I will still watch my average of 130-140 games a season and I will still wear my hats and shirts and even my Zambrano jersey from time to time. I still plan on traveling to Wrigley whenever I can and I’ll cheer for them to win and commiserate with them when they lose. They’ll still be my favorite team and I’ll still follow their every move and talk about them way too much. I will even probably still wish that things could have been different. I will still write about them when I can. But. But. I will do this all with the love of a friend but the distance of a broken heart.
In 2003 when the Cubs lost to the Marlins in the NLCS in the Bartman-gate debacle that was the crushing of dreams and the obliteration of all that was good in my world at the time, I was truly, painfully heartbroken. I did not speak to anyone for three days afterwards – not an exaggeration, not a word – and even once the words started to come it took me another few weeks before I could shake the monumentous, oppressive hurt I felt in my heart.
But as terrible as the loss that year was, it was also for me a loss filled with promise. We were a good team and we were thisclose and we would get back there again. I had faith in the existence of another chance another year. Yes, there was “always next year” (or some year). We’d get there eventually. The 2003 season made me hungry for a championship, and I knew then that we would find a way do it.
Then last year, in a 3 game NLDS series against the Diamondbacks that would provide the basis for that week’s feelings of déjà vu, I found hope again. Yes I was mad about their poor showing and disappointed that they couldn’t have made it further in the postseason (and embarrassed, so embarrassed...) but I’d seen glimpses of real promise on 2007’s team, was excited about Piniella leading the way, and thought with a couple of tweaks the Cubs might be really good in 2008. I had hope.
And I was right. In fact, the Cubs weren’t just good this year, they were great. It seemed like the team couldn’t do anything wrong, like they couldn’t lose at times. Jim Hendry went and got the players the team needed to strengthen their lineup and then that roster produced. There was a new hero every day and the whole thing just seemed predestined, didn’t it? Every day a new record was broken and I could all but read the headlines announcing our first World Series win exactly 100 years after the last. I hoped. And more than hope even, I knew. This was it.
I wondered if finally winning would change what it meant to be a Cubs fan. I wondered if we fans would become as obnoxious as Red Sox fans have become since breaking their own losing streak. I pictured what the infamous AC sign would look like with six zeroes and I guessed about the design of the celebratory t-shirts. I considered the possibilities of not only winning it all this year, but of starting a Cubs dynasty for years to come. We were that good. I hoped they would get the Phillies in the NLCS so I might go to a game. I thought a lot about what it was going to feel like when they won. Would I cry? Laugh? Would I want to be alone or amongst people? I couldn’t wait.

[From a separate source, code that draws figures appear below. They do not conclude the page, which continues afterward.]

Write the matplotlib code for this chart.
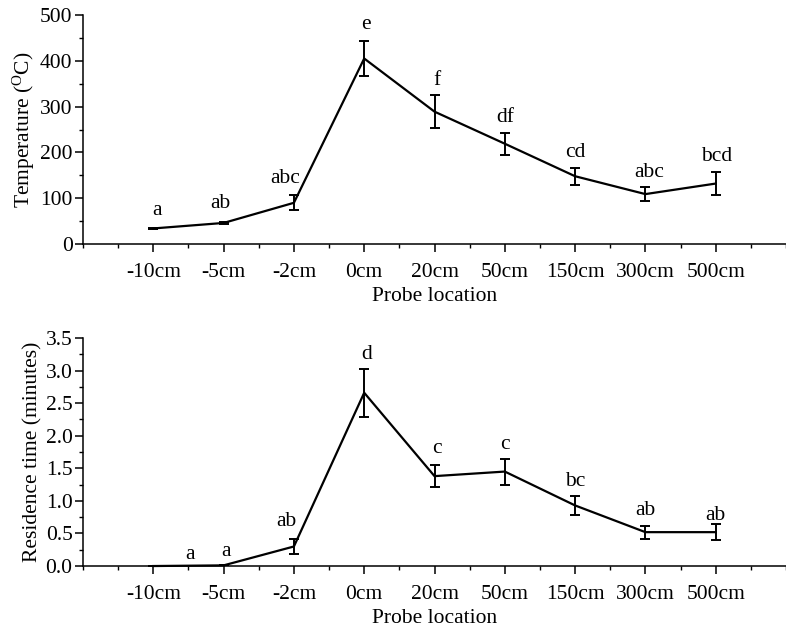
import matplotlib
matplotlib.use('Agg')
import matplotlib.pyplot as plt
from matplotlib.ticker import MultipleLocator, FormatStrFormatter

plt.rcParams['font.family'] = ['Liberation Serif', 'DejaVu Serif']
plt.rcParams['mathtext.fontset'] = 'custom'
plt.rcParams['mathtext.rm'] = 'Liberation Serif'

locations = ['-10cm', '-5cm', '-2cm', '0cm', '20cm', '50cm', '150cm', '300cm', '500cm']

temp_mean = [34, 46, 90, 405, 289, 219, 148, 109, 132]
temp_err = [2, 3, 16, 38, 36, 24, 19, 15, 26]
temp_letters = ['a', 'ab', 'abc', 'e', 'f', 'df', 'cd', 'abc', 'bcd']
temp_letter_x = [1.05, 1.95, 2.88, 4.03, 5.04, 6.0, 7.0, 8.05, 9.02]
temp_letter_y = [74, 89, 144, 480, 358, 277, 199, 157, 190]

res_mean = [0.0, 0.01, 0.30, 2.66, 1.38, 1.45, 0.93, 0.52, 0.52]
res_err = [0.0, 0.0, 0.12, 0.37, 0.17, 0.20, 0.15, 0.10, 0.12]
res_letters = ['a', 'a', 'ab', 'd', 'c', 'c', 'bc', 'ab', 'ab']
res_letter_x = [1.52, 2.03, 2.9, 4.04, 5.03, 6.0, 7.0, 8.0, 8.99]
res_letter_y = [0.17, 0.22, 0.68, 3.24, 1.81, 1.86, 1.29, 0.85, 0.78]

xpos = list(range(1, len(locations) + 1))

fig = plt.figure(figsize=(7.86, 6.33), dpi=100)
ax1 = fig.add_axes([0.1056, 0.6145, 0.8944, 0.3618])
ax2 = fig.add_axes([0.1056, 0.1058, 0.8944, 0.3602])

FS = 15.5


def style(ax, ymax, ymajor, yminor):
    ax.set_xlim(0, 10)
    ax.set_ylim(0, ymax)
    ax.xaxis.set_minor_locator(MultipleLocator(0.5))
    ax.set_xticks(xpos)
    ax.set_xticklabels(locations)
    ax.yaxis.set_major_locator(MultipleLocator(ymajor))
    ax.yaxis.set_minor_locator(MultipleLocator(yminor))
    ax.spines['top'].set_visible(False)
    ax.spines['right'].set_visible(False)
    for s in ['left', 'bottom']:
        ax.spines[s].set_linewidth(1.1)
    ax.tick_params(which='major', direction='out', length=5.5, width=1.1, labelsize=FS, pad=2)
    ax.tick_params(which='minor', direction='out', length=3, width=1.0)
    ax.tick_params(axis='x', pad=8)
    ax.set_xlabel('Probe location', fontsize=FS, labelpad=4)


ax1.errorbar(xpos, temp_mean, yerr=temp_err, color='black', lw=1.6,
             capsize=3.6, capthick=1.4, elinewidth=1.4, clip_on=False)
for x, y, t in zip(temp_letter_x, temp_letter_y, temp_letters):
    ax1.text(x, y, t, ha='center', va='center', fontsize=FS)
style(ax1, 500, 100, 50)
ax1.set_ylabel(r'Temperature ($\mathregular{^{O}}$C)', fontsize=FS, labelpad=2)

ax2.errorbar(xpos, res_mean, yerr=res_err, color='black', lw=1.6,
             capsize=3.6, capthick=1.4, elinewidth=1.4, clip_on=False)
for x, y, t in zip(res_letter_x, res_letter_y, res_letters):
    ax2.text(x, y, t, ha='center', va='center', fontsize=FS)
style(ax2, 3.5, 0.5, 0.25)
ax2.yaxis.set_major_formatter(FormatStrFormatter('%.1f'))
ax2.set_ylabel('Residence time (minutes)', fontsize=FS, labelpad=2)

fig.savefig('out.png', dpi=100)
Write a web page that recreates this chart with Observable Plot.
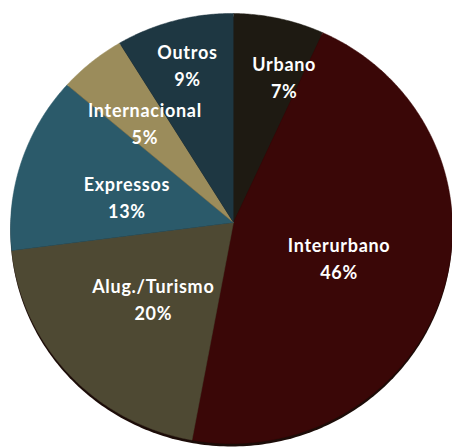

And then the calendar turned to October and it all came crashing down upon me, upon us all. Horribly and disastrously and unbelievable in a way I still can’t really explain. I think it’s pretty pointless at this point to even talk about those three losses, not it detail, but I will say that it was ugly. Worse than ugly even. The ugliest. I was embarrassed for them as they lost three in a row and I wondered who this team was and where the 2008 World Series team gone?
I’ll be honest with you. I didn’t watch game 3. I couldn’t. And when I awoke Sunday morning and turned on SportsCenter I knew what to expect. A sweep. The third loss. The series over. The end. But as I watched the scores from Saturday’s games scroll across the bottom of the TV I also still felt the hope of a magical season surge through me and I realized we could still do it. We’d played so well on the road this year. One more win in LA with Lilly pitching and then back to Chicago where we’d put it away in a game when Ryan Dempster would redeem himself and we would celebrate a come-from-behind series win as we waited for the Phillies.

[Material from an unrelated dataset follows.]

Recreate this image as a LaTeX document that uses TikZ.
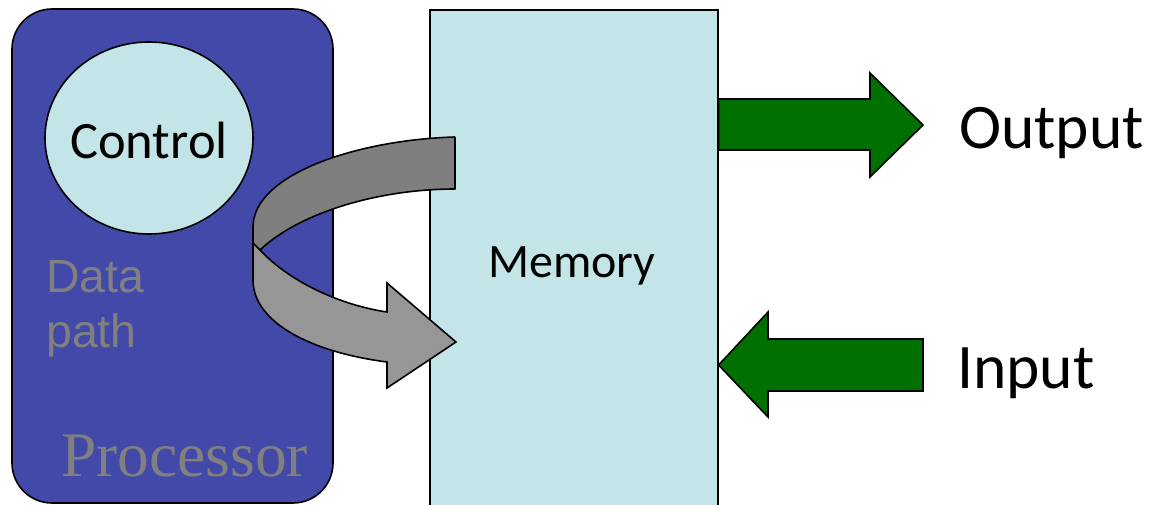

And then when I finally saw the score of what had already been decided hours before and, well, in that moment hope was gone. I felt absolute incredulity and misery all over again. I’m not sure if disappointment is worse than despair but in that moment I felt both. Crushingly.
And so my heartbreak this year is of a different kind. I have no hope. Not for next season, not for the one after. Not ever. If this team, as perfect as they were, if they couldn’t win a World Series, how then will it ever be done?

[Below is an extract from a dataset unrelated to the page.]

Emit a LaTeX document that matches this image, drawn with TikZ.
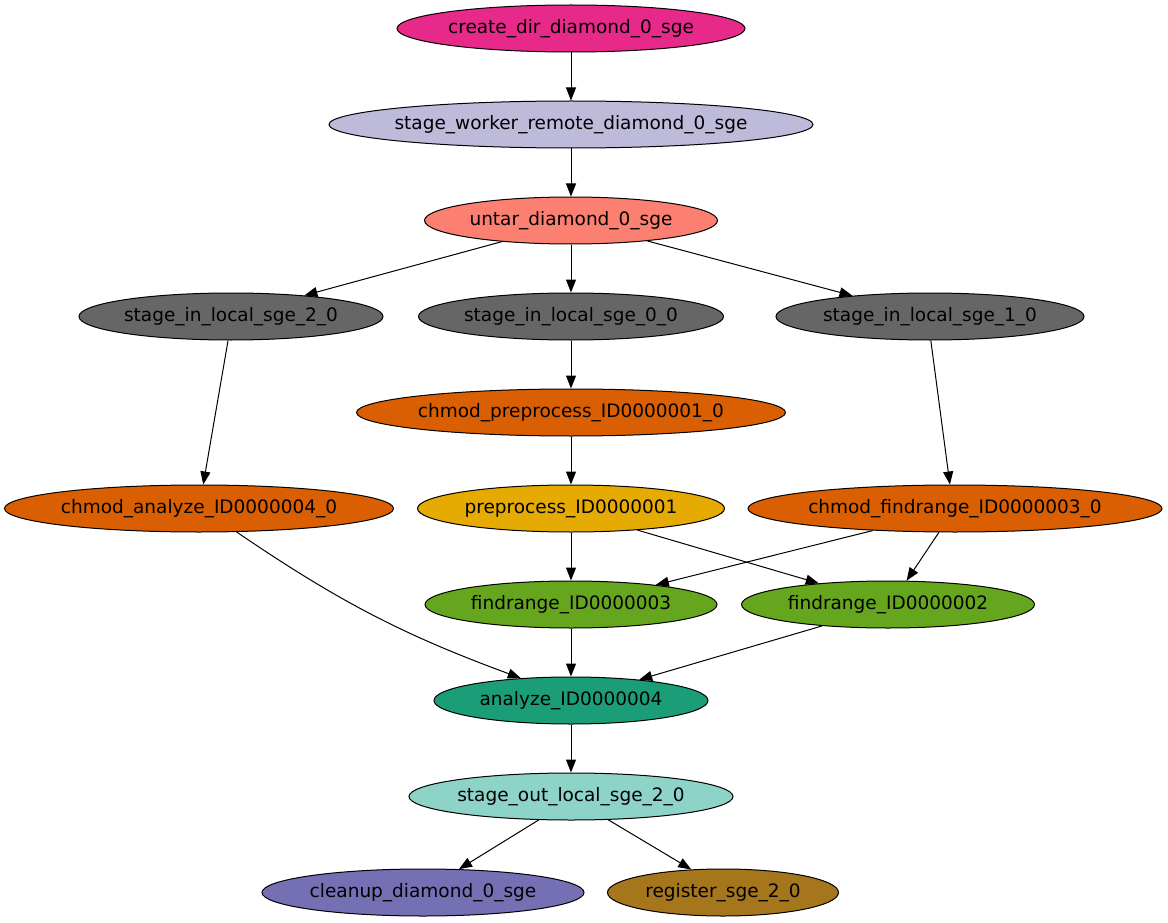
\documentclass[tikz,border=0pt]{standalone}
\usepackage{fontspec}
\setmainfont{DejaVu Sans}
\usetikzlibrary{shapes.geometric,arrows.meta}
\definecolor{cPink}{HTML}{E7298A}
\definecolor{cLav}{HTML}{BEBADA}
\definecolor{cSalmon}{HTML}{FB8072}
\definecolor{cGray}{HTML}{666666}
\definecolor{cOrange}{HTML}{D95F02}
\definecolor{cYellow}{HTML}{E6AB02}
\definecolor{cGreen}{HTML}{66A61E}
\definecolor{cTeal}{HTML}{1B9E77}
\definecolor{cMint}{HTML}{8DD3C7}
\definecolor{cPurple}{HTML}{7570B3}
\definecolor{cBrown}{HTML}{A6761D}
\tikzset{
  gnode/.style={ellipse, draw=black, line width=1pt, inner sep=0pt, minimum height=47pt},
  lbl/.style={font=\fontsize{18.5}{22}\selectfont, text=black, inner sep=0pt},
  every label/.style={lbl},
  edge/.style={line width=1pt, draw=black, -{Triangle[length=13pt,width=10pt]}}
}
\begin{document}
\begin{tikzpicture}[x=1pt,y=-1pt]
\useasboundingbox (0,0) rectangle (1168,923);
\fill[white] (0,0) rectangle (1168,923);

\node[gnode, fill=cPink, minimum width=348pt, label=center:create\_dir\_diamond\_0\_sge] (n1) at (571,28.5) {};
\node[gnode, fill=cLav, minimum width=484pt, label=center:stage\_worker\_remote\_diamond\_0\_sge] (n2) at (571,124.5) {};
\node[gnode, fill=cSalmon, minimum width=293pt, label=center:untar\_diamond\_0\_sge] (n3) at (571,220.5) {};
\node[gnode, fill=cGray, minimum width=304pt, label=center:stage\_in\_local\_sge\_2\_0] (n4) at (231,316.5) {};
\node[gnode, fill=cGray, minimum width=305pt, label=center:stage\_in\_local\_sge\_0\_0] (n5) at (571,316.5) {};
\node[gnode, fill=cGray, minimum width=308pt, label=center:stage\_in\_local\_sge\_1\_0] (n6) at (930,316.5) {};
\node[gnode, fill=cOrange, minimum width=429pt, label=center:chmod\_preprocess\_ID0000001\_0] (n7) at (571,412.5) {};
\node[gnode, fill=cOrange, minimum width=389pt, label=center:chmod\_analyze\_ID0000004\_0] (n8) at (199,508.5) {};
\node[gnode, fill=cYellow, minimum width=307pt, label=center:preprocess\_ID0000001] (n9) at (571,508.5) {};
\node[gnode, fill=cOrange, minimum width=414pt, label=center:chmod\_findrange\_ID0000003\_0] (n10) at (955,508.5) {};
\node[gnode, fill=cGreen, minimum width=292pt, label=center:findrange\_ID0000003] (n11) at (571,604.5) {};
\node[gnode, fill=cGreen, minimum width=293pt, label=center:findrange\_ID0000002] (n12) at (888,604.5) {};
\node[gnode, fill=cTeal, minimum width=274pt, label=center:analyze\_ID0000004] (n13) at (571,700.5) {};
\node[gnode, fill=cMint, minimum width=324pt, label=center:stage\_out\_local\_sge\_2\_0] (n14) at (571,796.5) {};
\node[gnode, fill=cPurple, minimum width=322pt, label=center:cleanup\_diamond\_0\_sge] (n15) at (423,892.5) {};
\node[gnode, fill=cBrown, minimum width=231pt, label=center:register\_sge\_2\_0] (n16) at (723,892.5) {};

\draw[edge] (n1.south) -- (n2.north);
\draw[edge] (n2.south) -- (n3.north);
\draw[edge] (n3.197) -- (n4.16);
\draw[edge] (n3.south) -- (n5.north);
\draw[edge] (n3.345) -- (n6.165);
\draw[edge] (n4.263) -- (n8.80);
\draw[edge] (n5.south) -- (n7.north);
\draw[edge] (n6.272) -- (n10.102);
\draw[edge] (n7.south) -- (n9.north);
\draw[edge] (n8.328) to[bend right=7] (n13.156);
\draw[edge] (n9.south) -- (n11.north);
\draw[edge] (n9.342) -- (n12.163);
\draw[edge] (n10.195) -- (n11.13);
\draw[edge] (n10.236) -- (n12.52);
\draw[edge] (n11.south) -- (n13.north);
\draw[edge] (n12.198) -- (n13.17);
\draw[edge] (n13.south) -- (n14.north);
\draw[edge] (n14.216) -- (n15.33);
\draw[edge] (n14.328) -- (n16.144);
\end{tikzpicture}
\end{document}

Also, just so we’re clear, this isn’t a curse. This isn’t about a goat or a cat, a kid inexplicably wearing headphones during game 6 of the NLCS or a lineup incapable of scoring runs. This is about a pressure to succeed after so much failure that is too powerful and too all consuming to be overcome. This is about never wining the World Series again. And this is about me wondering why it took me so long to realize it.
So knowing what I know now about the futility of believing in any Cubs team to win it all again, I have to acknowledge that I just cannot love them anymore in the same blind, selfless, unconditional way that I have in the past. I cannot. Sometimes you have to guard your heart against future heartbreak. You have to. You cannot be hurt over and over and over again without wanting to build some walls around your heart. It happens in love and it happens in baseball. It’s happened to me.
It is with tremendous sadness that I admit that I will never love the Cubs again as I did this year. I have been hurt too much.
Is it a cop out to say that I am reigning in my love after only 27 seasons of loss when so many others have endured lifetimes of sorrow? Maybe. But I suspect that I am not the first Cubs fan to temper his or her devotion in order to hurt a little less. I’m afraid I also won’t be the last.
Maybe we’ll have a great season next year. I think with a few adjustments ( some to the bullpen, Fukudome, moving DeRosa to the outfield permanently, etc.) and some good luck on the injury front we could even be as good as we were this year or perhaps even better. Maybe we’ll even have a chance at the postseason again. Maybe the team will even prove me wrong and win it all. I’ll be thrilled if they do, and surprised, but it will never mean as much to me as it could have. I will have distanced myself too much.
As always though, as always, go Cubbies.